- Cassette inlay
- Developer(s): Chris Roberts
- Publisher(s): Imagine Software
- Platform(s): BBC Micro
- Release: 1985
- Genre(s): Action
- Mode(s): Single-player

= Wizadore =

1985 video game

Wizadore is a video game developed by Imagine Software and released on cassette tape for the BBC Micro home computer in 1985. It was developed by Chris Roberts (then aged 16 and his first commercially successful game) and released by Imagine Software in February 1985 for the BBC Micro home computer and became a best seller.

==Gameplay==
Wizadore is a simple side-scrolling platform game with a three-item inventory. The player's character is a mage whose grandfather created a sword to kill Smaun, an evil dragon, but which has been broken into three parts and must be collected in order to be used. Players need to jump across gaps and climb ladders to collect various weapons and scrolls to defeat guards armed with axes and swords and soldiers riding flying creatures that drop weapons.
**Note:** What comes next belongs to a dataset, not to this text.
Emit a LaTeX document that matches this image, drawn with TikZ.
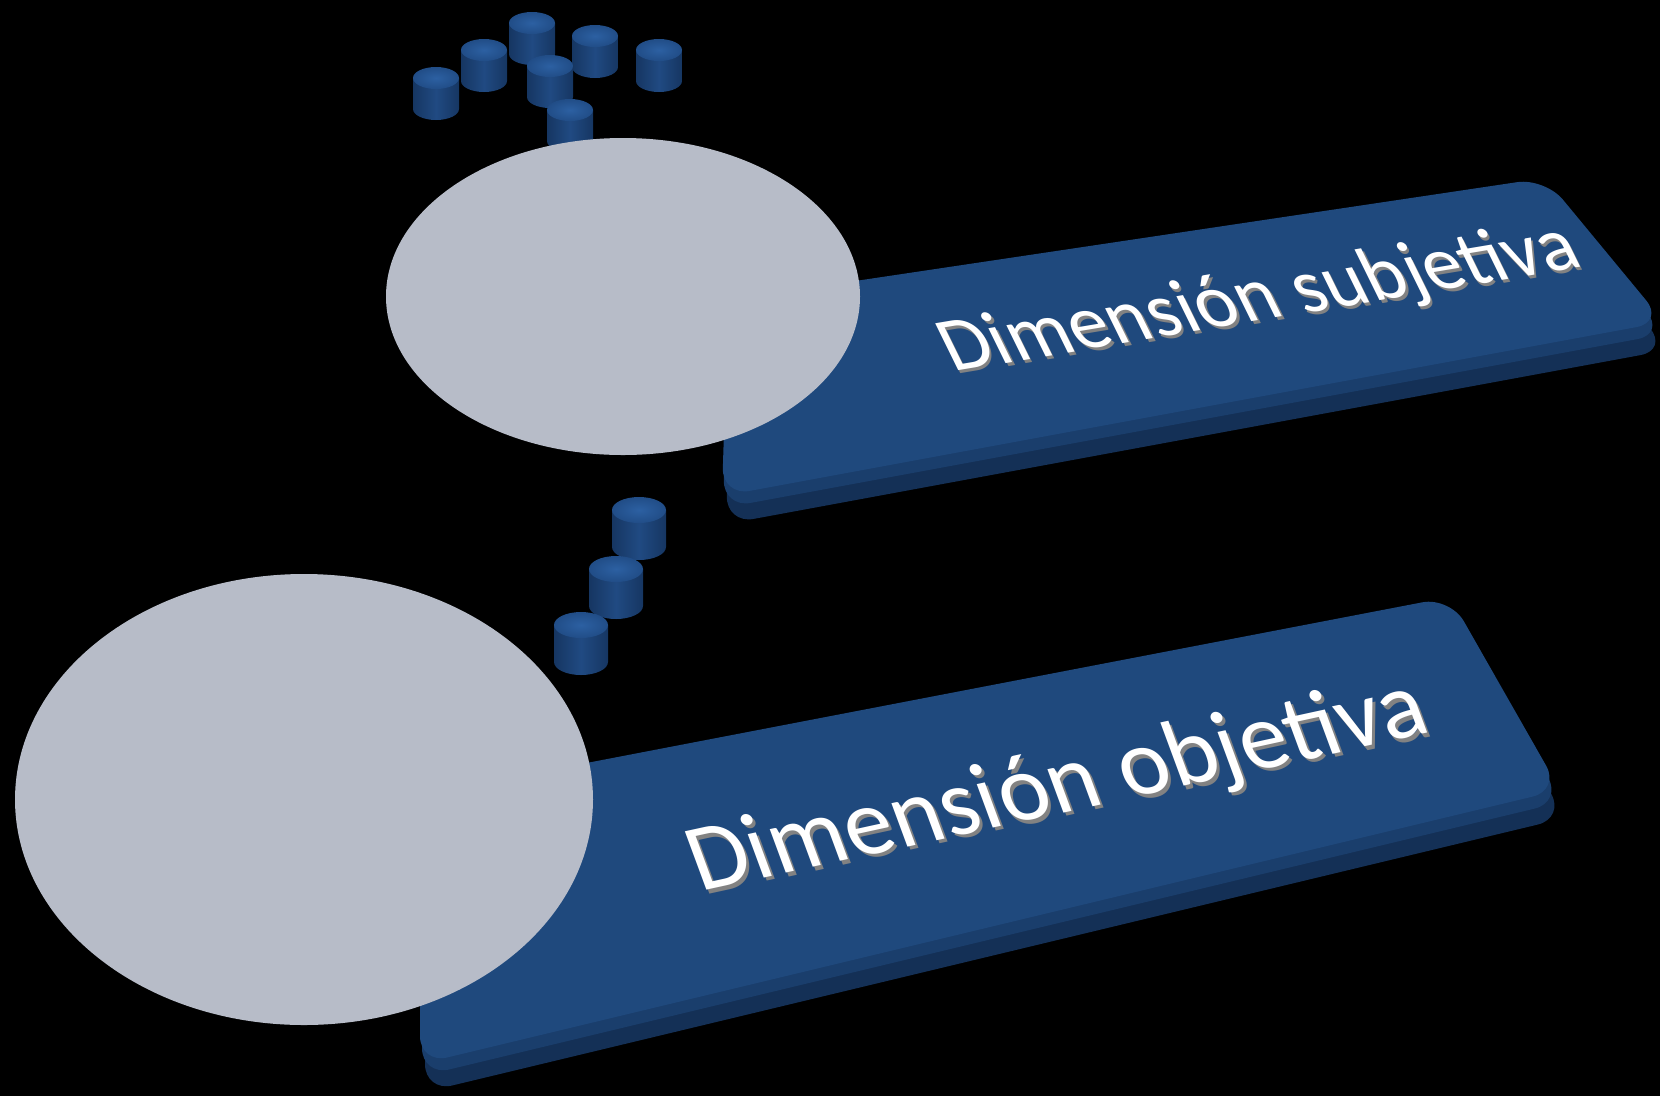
\documentclass[tikz,border=0pt]{standalone}
\usepackage{fontspec}
\setmainfont{Carlito}
\usetikzlibrary{shapes.geometric}
\definecolor{barface}{RGB}{31,73,125}
\definecolor{barmid}{RGB}{26,62,108}
\definecolor{barside}{RGB}{20,48,86}
\definecolor{ovalfill}{RGB}{183,188,200}
\definecolor{cyltopin}{RGB}{44,96,162}
\definecolor{cyltopout}{RGB}{33,77,135}
\definecolor{cylsidemid}{RGB}{32,74,130}
\definecolor{cylsideedge}{RGB}{22,54,98}
\definecolor{txtshadow}{RGB}{130,130,130}
\newcommand\drawcyl[5]{%
  \shade[left color=cylsideedge, right color=cylsideedge, middle color=cylsidemid] (#1-#3,#2+#4) -- ++(0,#5) arc[start angle=180,end angle=360,x radius=#3pt,y radius=#4pt] -- ++(0,-#5) -- cycle;
  \shade[inner color=cyltopin, outer color=cyltopout] (#1,#2+#4) ellipse[x radius=#3pt,y radius=#4pt];
}
\tikzset{
  oval/.style={ellipse, fill=ovalfill, inner sep=0pt},
  bartext/.style={anchor=base west, inner sep=0pt, text=white},
  barshadow/.style={anchor=base west, inner sep=0pt, text=txtshadow},
  barfill/.style={rounded corners=28pt}
}
\begin{document}
\begin{tikzpicture}[x=1pt,y=-1pt]
\useasboundingbox (0,0) rectangle (1660,1096);
\fill[black] (0,0) rectangle (1660,1096);
% top bar
\fill[barside,barfill] (732,328) -- (1549,206) -- (1668,350) -- (726,524) -- cycle;
\fill[barmid,barfill] (729,312) -- (1546,190) -- (1665,334) -- (723,508) -- cycle;
\fill[barface,barfill] (728,300) -- (1545,178) -- (1664,322) -- (722,496) -- cycle;
\node[barshadow, rotate=9.5, xslant=-0.3, font=\fontsize{78}{86}\selectfont] (tsubsh) at (955.5,375) {Dimensión subjetiva};
\node[bartext, rotate=9.5, xslant=-0.3, font=\fontsize{78}{86}\selectfont] (tsub) at (953,372) {Dimensión subjetiva};
% top cylinders
\drawcyl{532}{12}{23}{11}{31}
\drawcyl{595}{25}{23}{11}{31}
\drawcyl{484}{39}{23}{11}{31}
\drawcyl{659}{39}{23}{11}{31}
\drawcyl{550}{55}{23}{11}{31}
\drawcyl{436}{67}{23}{11}{31}
\drawcyl{570}{99}{23}{11}{31}
% top oval
\node[oval, minimum width=474pt, minimum height=317pt] (ov1) at (623,296.5) {};
% bottom cylinders
\drawcyl{639}{497}{27}{13}{37}
\drawcyl{616}{556}{27}{13}{37}
\drawcyl{581}{612}{27}{13}{37}
% bottom bar
\fill[barside,barfill] (425,823) -- (1455,625) -- (1565,818) -- (425,1092) -- cycle;
\fill[barmid,barfill] (422,807) -- (1452,609) -- (1562,802) -- (422,1076) -- cycle;
\fill[barface,barfill] (420,795) -- (1450,597) -- (1560,790) -- (420,1064) -- cycle;
\node[barshadow, rotate=12.3, xslant=-0.14, font=\fontsize{96}{104}\selectfont] (tobjsh) at (703,895.5) {Dimensión objetiva};
\node[bartext, rotate=12.3, xslant=-0.14, font=\fontsize{96}{104}\selectfont] (tobj) at (700,892) {Dimensión objetiva};
% bottom oval
\node[oval, minimum width=578pt, minimum height=451pt] (ov2) at (304,799.5) {};
\end{tikzpicture}
\end{document}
To advance through the game, players need to juggle their inventory carefully as certain weapons only kill certain types of enemy. Archers remain invulnerable and the player needs to jump over their arrows. The timing of jumps was critical and needed to be almost pixel-perfect to avoid dying. The combination of the climb and jump key added a level of difficulty.

==Prizes==
As a marketing ploy, Wizadore offered a monthly prize of £100 to people who completed it (up to the end of August 1985).